Positioned flanking Cobra Commander, or at the front of a Crimson Guard formation, the twins communicate corporate authority and military command simultaneously — which is exactly the characters’ function within Cobra’s structure.

Verdict

Tomax #44 is half of an essential Classified pairing. Reviewed alone, the lean accessories and relatively standard sculpt are the weak points. Reviewed as one half of the twins display with Xamot, the figures achieve their full effect. Buy with #45. Essential for any Cobra display that goes beyond the top-tier villain lineup.


Part of G.I. Joe Classified Series | Wave 8 | 2023. Related: Xamot Paoli #45 | Crimson Guard #50 | Cobra Commander #06.

Extensive Enterprises and Cobra’s Corporate Structure

The Paoli twins’ management of Extensive Enterprises gave the Larry Hama comics a way to show Cobra’s operations intersecting with the real world of corporate finance and legitimate business. The GI Joe team couldn’t simply destroy Extensive Enterprises without creating legal and political complications — it was a registered corporation with shareholders, employees, and government contracts. This constraint created story possibilities that pure military confrontations couldn’t: the Joe team having to navigate legal processes, infiltrate legitimate businesses, and deal with Cobra operatives who were also functioning corporate executives.

It’s one of the franchise’s more sophisticated structural conceits, and the Paoli twins are its human face. Having them in the Classified line’s Cobra display brings that dimension of the franchise’s world-building into the physical collection.

Crimson Strike Team and Later Appearances

The Crimson Strike Team 3-pack (#82, PulseCon 2023) released the same year as the retail twins includes a Baroness alongside a different presentation of Tomax and Xamot in a red-and-black ceremonial configuration. Collectors who own the retail #44 and #45 twins alongside the Crimson Strike Team 3-pack have two distinct Paoli presentations — standard operational and ceremonial — which creates more display depth than the retail versions alone.

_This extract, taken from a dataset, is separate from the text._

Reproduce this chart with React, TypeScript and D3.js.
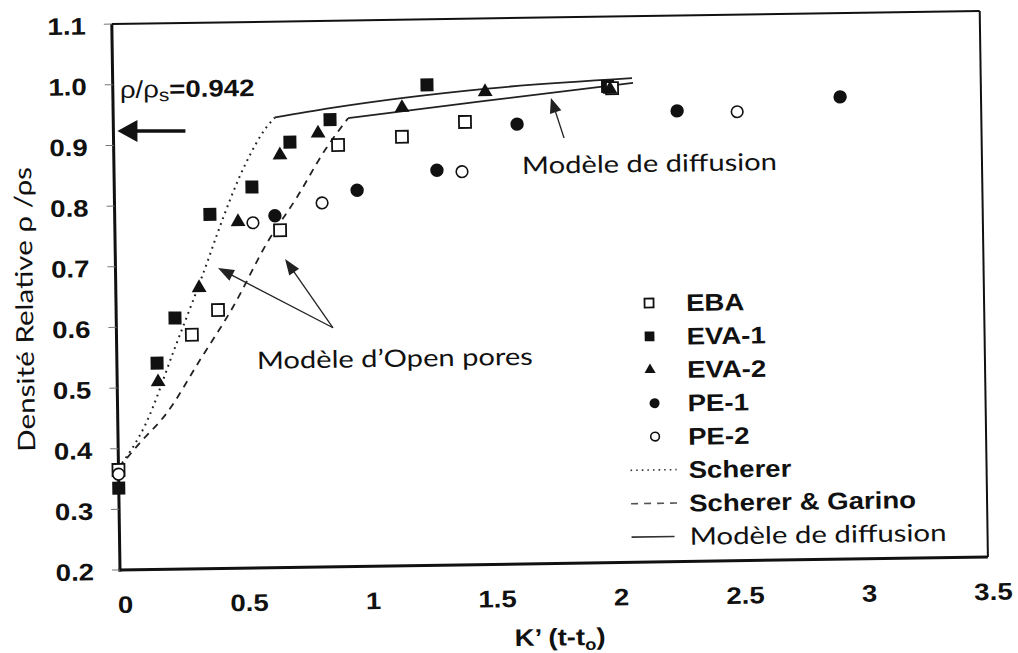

Secondary Market and the Twin Premium

The Paoli twins are almost universally bought as a pair on the secondary market, which creates an interesting pricing dynamic. Individual listings for Tomax or Xamot alone tend to sit at modest prices; paired listings command a premium over the sum of two individual prices because collectors don’t want to hunt down the second twin separately. If you’re buying on the secondary market, purchasing a verified matched pair in a single transaction is typically the most efficient approach.